このようなエピソードはテレビ局の仕事を知るうえで非常に役立つ。どのように仕事が決定し動いていくのか。どのような基準で番組が構成されるのか。全体の仕事が理解できれば、どのような情報を欲しているのか分かるようになる。

テレビ出演のボーダーが下がってきた

さらに、テレビに出演する効果について、大内氏は次のようにも語っている。

「講演などの場で、私は必ずこう言っています。『テレビは観るものじゃない、出るものだ!』。テレビは観て楽しむものだ、ほとんどの人がそう思っています。しかし、ただテレビを観ているという行為は、あなたから『時間』を奪っているだけです。だったら、出るほうになって影響力を与えたほうがよくありませんか?」(大内氏)

「今でも、どんなに忙しくても、1日6時間はテレビを観ます。ニュースもバラエティもスポーツも音楽番組もドラマも、どんな番組もまんべんなく観ます。しかし、いまテレビ業界は試練を迎えています。テレビ離れと業績不振によるものです。だからこそ、一般の方がテレビに出るチャンスが高まっているともいえます。」(同)

テレビ業界は人手不足という問題が顕在化している。テレビマンは常にインパクトがある旬な情報を求めている。以前なら、ハードルが高かったテレビ出演も一定の基準をクリアすれば難しくなくなった。このニーズに目をつけたPR会社などは、スポットなどの番組を営業している。しかもそれなりに高額だ。

しかし、自分がテレビ局にアプローチをして出演が決まれば一切の費用はかからない。さらに出演料(ギャラ)までもらえる。出演したいと思うなら、まずは業界の「てにをは」を理解してはいかがだろうか。テレビは観るのではなく「出た」ほうがいい。

報道記者時代の大内氏(大内氏提供)

追伸

昨日、長島忠美衆議院議員が逝去されたという報道が流れた。私事で恐縮だが、南魚沼市では障害者支援の活動を11回。最近は5年連続で実施している。長島議員が障害者支援の造詣が深いこともあり、安心して開催することができた。

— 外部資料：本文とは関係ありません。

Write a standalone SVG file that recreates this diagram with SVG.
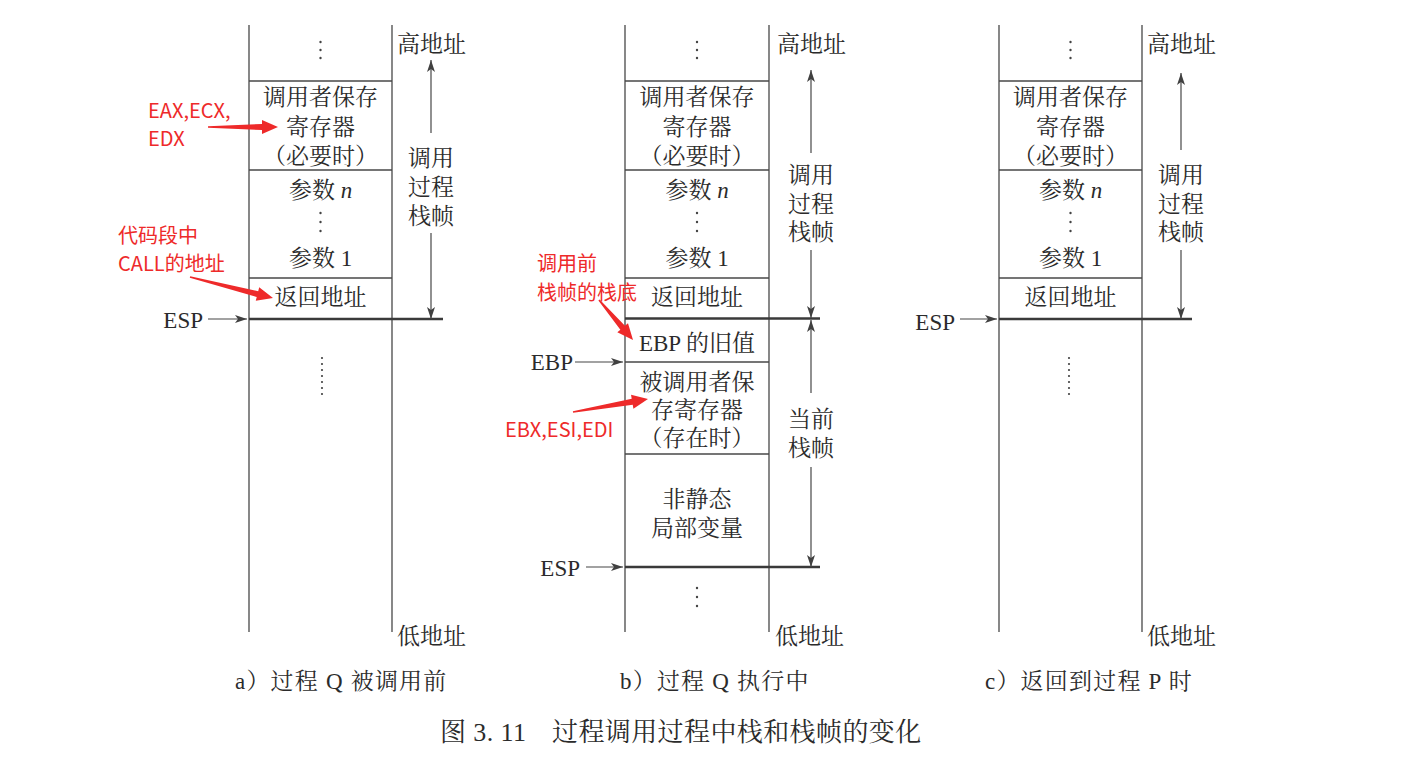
<svg xmlns="http://www.w3.org/2000/svg" width="1405" height="767" viewBox="0 0 1405 767">
<defs>
<marker id="ah" viewBox="0 0 12 8" refX="12" refY="4" markerWidth="12" markerHeight="8" markerUnits="userSpaceOnUse" orient="auto">
<path d="M0,0 L12,4 L0,8 L3,4 z" fill="#404040"/>
</marker>
</defs>
<style>
.ln{stroke:#474747;stroke-width:1.3;fill:none}
.thick{stroke:#3a3a3a;stroke-width:2.4;fill:none}
.t{font-family:"Liberation Serif","Noto Serif CJK SC","Noto Sans CJK SC",serif;font-size:23px;fill:#2b2b2b}
.c{text-anchor:middle}
.e{text-anchor:end}
.sub{letter-spacing:1.2px}
.cap{font-size:26px;letter-spacing:0.4px}
.r{font-family:"Noto Sans CJK SC","Noto Sans",sans-serif;font-size:20px;fill:#ee2a2a}
.ra{fill:#ee2a2a}
.dot{fill:#444}
.dl{stroke:#444;stroke-width:2.2;stroke-linecap:round;stroke-dasharray:0 6;fill:none}
.arr{stroke:#474747;stroke-width:1.2;fill:none;marker-end:url(#ah)}
</style>
<rect width="1405" height="767" fill="#ffffff"/>

<!-- Panel a -->
<g id="panel-a">
<line class="ln" x1="249" y1="25" x2="249" y2="632"/>
<line class="ln" x1="392" y1="25" x2="392" y2="632"/>
<g id="a-top"><circle class="dot" cx="320.5" cy="42" r="1.2"/><circle class="dot" cx="320.5" cy="50" r="1.2"/><circle class="dot" cx="320.5" cy="58" r="1.2"/></g>
<g id="a-saved"><line class="ln" x1="249" y1="81" x2="392" y2="81"/>
<text class="t c" x="320.5" y="104.5">调用者保存</text><text class="t c" x="320.5" y="134.5">寄存器</text><text class="t c" x="320.5" y="163.5">（必要时）</text></g>
<g id="a-args"><line class="ln" x1="249" y1="170" x2="392" y2="170"/>
<text class="t c" x="320.5" y="197.5">参数 <tspan font-style="italic">n</tspan></text>
<circle class="dot" cx="320.5" cy="213" r="1.2"/><circle class="dot" cx="320.5" cy="222" r="1.2"/><circle class="dot" cx="320.5" cy="231" r="1.2"/>
<text class="t c" x="320.5" y="265.5">参数 1</text></g>
<g id="a-ret"><line class="ln" x1="249" y1="278" x2="392" y2="278"/><text class="t c" x="320.5" y="304.5">返回地址</text></g>
<g id="a-below"><line class="thick" x1="249" y1="319" x2="443" y2="319"/><line class="dl" x1="322" y1="358" x2="322" y2="400"/></g>
<text class="t" x="397" y="51.5">高地址</text>
<text class="t" x="397" y="643.5">低地址</text>
<text class="t c" x="431" y="166">调用</text><text class="t c" x="431" y="195">过程</text><text class="t c" x="431" y="224">栈帧</text>
<text class="t" x="203" y="327.5" text-anchor="end">ESP</text>
<text class="t sub" x="235" y="688.5">a）过程 Q 被调用前</text>
</g>

<!-- Panel b -->
<g id="panel-b">
<line class="ln" x1="625" y1="25" x2="625" y2="632"/>
<line class="ln" x1="769" y1="25" x2="769" y2="632"/>
<g id="b-top"><circle class="dot" cx="697" cy="42" r="1.2"/><circle class="dot" cx="697" cy="50" r="1.2"/><circle class="dot" cx="697" cy="58" r="1.2"/></g>
<g id="b-saved"><line class="ln" x1="625" y1="81" x2="769" y2="81"/>
<text class="t c" x="697" y="104.5">调用者保存</text><text class="t c" x="697" y="134.5">寄存器</text><text class="t c" x="697" y="163.5">（必要时）</text></g>
<g id="b-args"><line class="ln" x1="625" y1="170" x2="769" y2="170"/>
<text class="t c" x="697" y="197.5">参数 <tspan font-style="italic">n</tspan></text>
<circle class="dot" cx="697" cy="213" r="1.2"/><circle class="dot" cx="697" cy="222" r="1.2"/><circle class="dot" cx="697" cy="231" r="1.2"/>
<text class="t c" x="697" y="265.5">参数 1</text></g>
<g id="b-ret"><line class="ln" x1="625" y1="278" x2="769" y2="278"/><text class="t c" x="697" y="305">返回地址</text></g>
<g id="b-oldebp"><line class="thick" x1="625" y1="318.5" x2="820" y2="318.5"/><text class="t c" x="697" y="350.5">EBP 的旧值</text></g>
<g id="b-calleesaved"><line class="ln" x1="625" y1="362" x2="769" y2="362"/>
<text class="t c" x="697" y="390">被调用者保</text><text class="t c" x="697" y="418">存寄存器</text><text class="t c" x="697" y="446">（存在时）</text></g>
<g id="b-locals"><line class="ln" x1="625" y1="454" x2="769" y2="454"/>
<text class="t c" x="697" y="507">非静态</text><text class="t c" x="697" y="536">局部变量</text></g>
<g id="b-below"><line class="thick" x1="625" y1="567" x2="820" y2="567"/>
<circle class="dot" cx="697" cy="588" r="1.2"/><circle class="dot" cx="697" cy="597" r="1.2"/><circle class="dot" cx="697" cy="606" r="1.2"/></g>
<text class="t" x="777" y="51.5">高地址</text>
<text class="t" x="775" y="643.5">低地址</text>
<text class="t c" x="811" y="182.5">调用</text><text class="t c" x="811" y="211.5">过程</text><text class="t c" x="811" y="239.5">栈帧</text>
<text class="t c" x="811" y="426.5">当前</text><text class="t c" x="811" y="455.5">栈帧</text>
<text class="t e" x="573" y="370">EBP</text>
<text class="t e" x="580" y="575.5">ESP</text>
<text class="t sub" x="620" y="688.5">b）过程 Q 执行中</text>
</g>

<!-- Panel c -->
<g id="panel-c">
<line class="ln" x1="999" y1="25" x2="999" y2="632"/>
<line class="ln" x1="1142" y1="25" x2="1142" y2="632"/>
<g id="c-top"><circle class="dot" cx="1070.5" cy="42" r="1.2"/><circle class="dot" cx="1070.5" cy="50" r="1.2"/><circle class="dot" cx="1070.5" cy="58" r="1.2"/></g>
<g id="c-saved"><line class="ln" x1="999" y1="81" x2="1142" y2="81"/>
<text class="t c" x="1070.5" y="104.5">调用者保存</text><text class="t c" x="1070.5" y="134.5">寄存器</text><text class="t c" x="1070.5" y="163.5">（必要时）</text></g>
<g id="c-args"><line class="ln" x1="999" y1="170" x2="1142" y2="170"/>
<text class="t c" x="1070.5" y="197.5">参数 <tspan font-style="italic">n</tspan></text>
<circle class="dot" cx="1070.5" cy="213" r="1.2"/><circle class="dot" cx="1070.5" cy="222" r="1.2"/><circle class="dot" cx="1070.5" cy="231" r="1.2"/>
<text class="t c" x="1070.5" y="265.5">参数 1</text></g>
<g id="c-ret"><line class="ln" x1="999" y1="278" x2="1142" y2="278"/><text class="t c" x="1070.5" y="305">返回地址</text></g>
<g id="c-below"><line class="thick" x1="999" y1="319" x2="1192" y2="319"/><line class="dl" x1="1069" y1="358" x2="1069" y2="400"/></g>
<text class="t" x="1147" y="51.5">高地址</text>
<text class="t" x="1147" y="643.5">低地址</text>
<text class="t c" x="1181" y="182.5">调用</text><text class="t c" x="1181" y="211.5">过程</text><text class="t c" x="1181" y="239.5">栈帧</text>
<text class="t e" x="955" y="329.5">ESP</text>
<text class="t sub" x="985" y="688.5">c）返回到过程 P 时</text>
</g>

<!-- Red annotations -->
<g id="notes">
<text class="r" x="148" y="118">EAX,ECX,</text>
<text class="r" x="148" y="146">EDX</text>
<text class="r" x="118" y="243">代码段中</text>
<text class="r" x="118" y="271">CALL的地址</text>
<text class="r" x="537" y="271">调用前</text>
<text class="r" x="537" y="300">栈帧的栈底</text>
<text class="r" x="505" y="437">EBX,ESI,EDI</text>
</g>

<!-- Connectors -->
<g id="connectors">
<line class="arr" x1="431" y1="133" x2="431" y2="60"/>
<line class="arr" x1="431" y1="233" x2="431" y2="319"/>
<line class="arr" x1="208" y1="319" x2="247" y2="319"/>

<line class="arr" x1="811" y1="153" x2="811" y2="70"/>
<line class="arr" x1="811" y1="250" x2="811" y2="318"/>
<line class="arr" x1="811" y1="393" x2="811" y2="320"/>
<line class="arr" x1="811" y1="467" x2="811" y2="567"/>
<line class="arr" x1="575" y1="362" x2="623" y2="362"/>
<line class="arr" x1="586" y1="567" x2="623" y2="567"/>

<line class="arr" x1="1181" y1="150" x2="1181" y2="73"/>
<line class="arr" x1="1181" y1="250" x2="1181" y2="319"/>
<line class="arr" x1="960" y1="319" x2="997" y2="319"/>

<path class="ra" transform="translate(208,127)" d="M0,-0.8 L54,-3 L54,-7 L70,0 L54,7 L54,3 L0,0.8 Z"/>
<path class="ra" transform="translate(190,277) rotate(14.2)" d="M0,-0.8 L69.6,-3 L69.6,-7 L85.6,0 L69.6,7 L69.6,3 L0,0.8 Z"/>
<path class="ra" transform="translate(599,300) rotate(49.6)" d="M0,-0.8 L36.5,-3 L36.5,-7 L52.5,0 L36.5,7 L36.5,3 L0,0.8 Z"/>
<path class="ra" transform="translate(573,412) rotate(-9.8)" d="M0,-0.8 L60.1,-3 L60.1,-7 L76.1,0 L60.1,7 L60.1,3 L0,0.8 Z"/>
</g>

<text class="t cap" x="440" y="741">图 3. 11<tspan x="552">过程调用过程中栈和栈帧的变化</tspan></text>
</svg>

今回、話を聞いた大内氏は、新潟県中越地震の際に山古志村の取材をしている。しかし、山古志村の痛ましい光景を目にしたことで転機が訪れる。この時、山古志村の最後の村長として復興の陣頭指揮にあたったのが、長島議員だった。

最近は、不倫議員、パワハラ議員など、稚拙な政治家ばかりが話題になる。僭越ながら、長島議員は素晴らしい政治家だった。障害者支援の活動は35周年を迎えた。キリがいいので終了とも考えたが、続けるべきとのメッセージだろうか。謹んで哀悼の意を表したい。